Where there is finite (and plummeting) demand is over subordinate labor: pre-defined work that someone has already decided to pay a fixed amount for. All of that stuff is getting off-loaded to machines or off-shored to low-wage countries.
Labor finitism is the idea that there's a finite amount of paid subordinate work to go around and that we're doomed to compete for a waning quantity of it. Labor progressivism is the idea that, when one block of grunt work is automated, it frees up energy to move to something more interesting (and less subordinate, but more profitable).
Fifty years ago, it didn't matter whether labor finitism or progressivism was a better model of the "true" underlying behavior of society, because we were at full employment and technology didn't change as fast as it does now.

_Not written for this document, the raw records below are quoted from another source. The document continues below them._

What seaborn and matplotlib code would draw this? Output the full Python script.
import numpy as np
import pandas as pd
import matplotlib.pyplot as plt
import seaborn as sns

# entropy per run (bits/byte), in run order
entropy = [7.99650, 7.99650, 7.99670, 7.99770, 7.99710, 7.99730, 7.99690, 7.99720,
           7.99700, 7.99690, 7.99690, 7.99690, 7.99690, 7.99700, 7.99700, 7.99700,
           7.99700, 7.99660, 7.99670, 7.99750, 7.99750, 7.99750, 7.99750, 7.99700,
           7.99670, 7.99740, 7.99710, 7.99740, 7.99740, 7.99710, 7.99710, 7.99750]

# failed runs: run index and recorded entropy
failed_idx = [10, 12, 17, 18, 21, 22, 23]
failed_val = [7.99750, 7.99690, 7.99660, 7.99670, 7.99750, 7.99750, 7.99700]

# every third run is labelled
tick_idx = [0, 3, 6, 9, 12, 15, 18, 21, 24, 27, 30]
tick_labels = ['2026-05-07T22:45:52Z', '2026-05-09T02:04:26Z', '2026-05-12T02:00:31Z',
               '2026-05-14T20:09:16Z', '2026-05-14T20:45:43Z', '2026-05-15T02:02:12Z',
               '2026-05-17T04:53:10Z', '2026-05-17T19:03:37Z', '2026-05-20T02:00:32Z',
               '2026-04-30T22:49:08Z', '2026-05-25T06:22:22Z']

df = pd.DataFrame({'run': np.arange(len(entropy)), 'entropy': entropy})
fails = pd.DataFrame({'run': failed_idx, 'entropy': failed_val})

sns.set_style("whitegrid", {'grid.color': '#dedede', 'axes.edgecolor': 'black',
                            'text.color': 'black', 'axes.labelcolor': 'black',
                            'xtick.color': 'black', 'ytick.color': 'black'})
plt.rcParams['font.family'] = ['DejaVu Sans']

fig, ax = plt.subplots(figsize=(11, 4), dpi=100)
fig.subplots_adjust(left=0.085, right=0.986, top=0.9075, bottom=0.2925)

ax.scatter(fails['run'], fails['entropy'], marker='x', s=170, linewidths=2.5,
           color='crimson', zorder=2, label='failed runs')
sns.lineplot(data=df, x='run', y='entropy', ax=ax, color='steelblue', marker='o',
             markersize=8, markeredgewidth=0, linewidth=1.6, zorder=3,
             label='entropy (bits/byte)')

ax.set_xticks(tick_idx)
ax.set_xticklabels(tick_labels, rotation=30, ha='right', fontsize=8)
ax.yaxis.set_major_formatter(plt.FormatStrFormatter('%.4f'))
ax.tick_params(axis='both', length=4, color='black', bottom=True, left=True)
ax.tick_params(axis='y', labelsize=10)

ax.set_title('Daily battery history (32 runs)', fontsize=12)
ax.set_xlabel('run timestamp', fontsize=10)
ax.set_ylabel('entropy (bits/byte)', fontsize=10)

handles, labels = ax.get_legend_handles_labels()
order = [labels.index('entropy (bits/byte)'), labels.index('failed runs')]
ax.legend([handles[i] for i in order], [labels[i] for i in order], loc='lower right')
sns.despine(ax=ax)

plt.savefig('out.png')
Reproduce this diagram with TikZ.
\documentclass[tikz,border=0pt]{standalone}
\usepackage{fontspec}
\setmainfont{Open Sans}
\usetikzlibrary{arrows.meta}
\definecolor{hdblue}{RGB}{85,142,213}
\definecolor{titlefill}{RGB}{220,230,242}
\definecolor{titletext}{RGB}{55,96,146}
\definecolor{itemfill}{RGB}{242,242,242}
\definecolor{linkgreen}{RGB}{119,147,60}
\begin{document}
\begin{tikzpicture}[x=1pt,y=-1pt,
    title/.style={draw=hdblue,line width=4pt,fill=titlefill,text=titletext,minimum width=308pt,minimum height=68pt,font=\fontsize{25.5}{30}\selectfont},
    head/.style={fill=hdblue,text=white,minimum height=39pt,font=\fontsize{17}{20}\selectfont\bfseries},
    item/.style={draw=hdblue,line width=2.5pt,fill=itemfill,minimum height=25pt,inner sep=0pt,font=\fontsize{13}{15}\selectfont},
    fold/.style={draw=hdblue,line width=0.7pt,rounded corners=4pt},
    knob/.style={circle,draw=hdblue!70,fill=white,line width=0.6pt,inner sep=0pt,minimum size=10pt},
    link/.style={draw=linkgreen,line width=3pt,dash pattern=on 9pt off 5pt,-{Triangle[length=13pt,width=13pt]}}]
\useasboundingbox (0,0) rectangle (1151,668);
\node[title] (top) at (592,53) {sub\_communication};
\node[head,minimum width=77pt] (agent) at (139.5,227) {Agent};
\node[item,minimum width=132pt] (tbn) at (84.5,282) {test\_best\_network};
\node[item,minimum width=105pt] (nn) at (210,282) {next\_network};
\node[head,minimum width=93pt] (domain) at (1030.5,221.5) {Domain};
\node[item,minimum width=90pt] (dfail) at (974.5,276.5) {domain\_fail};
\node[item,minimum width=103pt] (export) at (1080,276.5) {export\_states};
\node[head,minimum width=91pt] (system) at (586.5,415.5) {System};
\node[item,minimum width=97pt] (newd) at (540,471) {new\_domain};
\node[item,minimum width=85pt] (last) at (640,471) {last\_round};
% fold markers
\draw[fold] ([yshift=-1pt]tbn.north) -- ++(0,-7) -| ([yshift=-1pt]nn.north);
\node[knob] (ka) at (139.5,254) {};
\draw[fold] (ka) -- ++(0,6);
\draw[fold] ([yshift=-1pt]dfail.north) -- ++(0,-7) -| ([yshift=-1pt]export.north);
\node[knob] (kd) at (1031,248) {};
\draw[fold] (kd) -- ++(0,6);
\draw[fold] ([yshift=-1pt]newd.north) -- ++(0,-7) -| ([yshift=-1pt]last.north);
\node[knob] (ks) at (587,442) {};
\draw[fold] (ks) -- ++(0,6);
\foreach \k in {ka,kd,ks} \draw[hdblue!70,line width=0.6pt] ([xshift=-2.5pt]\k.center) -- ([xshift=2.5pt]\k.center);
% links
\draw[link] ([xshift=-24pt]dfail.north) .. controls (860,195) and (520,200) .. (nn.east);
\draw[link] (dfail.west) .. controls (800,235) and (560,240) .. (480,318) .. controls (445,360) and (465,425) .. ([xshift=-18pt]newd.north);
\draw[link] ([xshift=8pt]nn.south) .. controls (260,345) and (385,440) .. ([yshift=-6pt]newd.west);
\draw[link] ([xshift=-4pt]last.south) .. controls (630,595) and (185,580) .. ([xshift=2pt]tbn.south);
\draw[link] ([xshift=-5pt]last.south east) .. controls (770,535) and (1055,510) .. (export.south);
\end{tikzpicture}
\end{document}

Now, it's a genuine and unresolved question: are we doing the right thing when we, in earnest, do the best job we can at making existing processes more effective? Are we building the skills and credibility that will help us graduate to better work, or are we programming ourselves out of jobs and shutting down the middle class? Right now, it's not clear which. I'd say that labor progressivism is winning, but just barely. For labor progressivism to be true, people need credibility and trust and risk allowance (savings) and those were traditionally won by taking subordinate jobs for ~10 years, but those are disappearing because labor finitism is correct over subordinate labor. The result of this is that the terms of subordinate labor are going to hell, and the people most likely to win in the new economy are those who can find a way to leapfrog that increasingly unprofitable slog.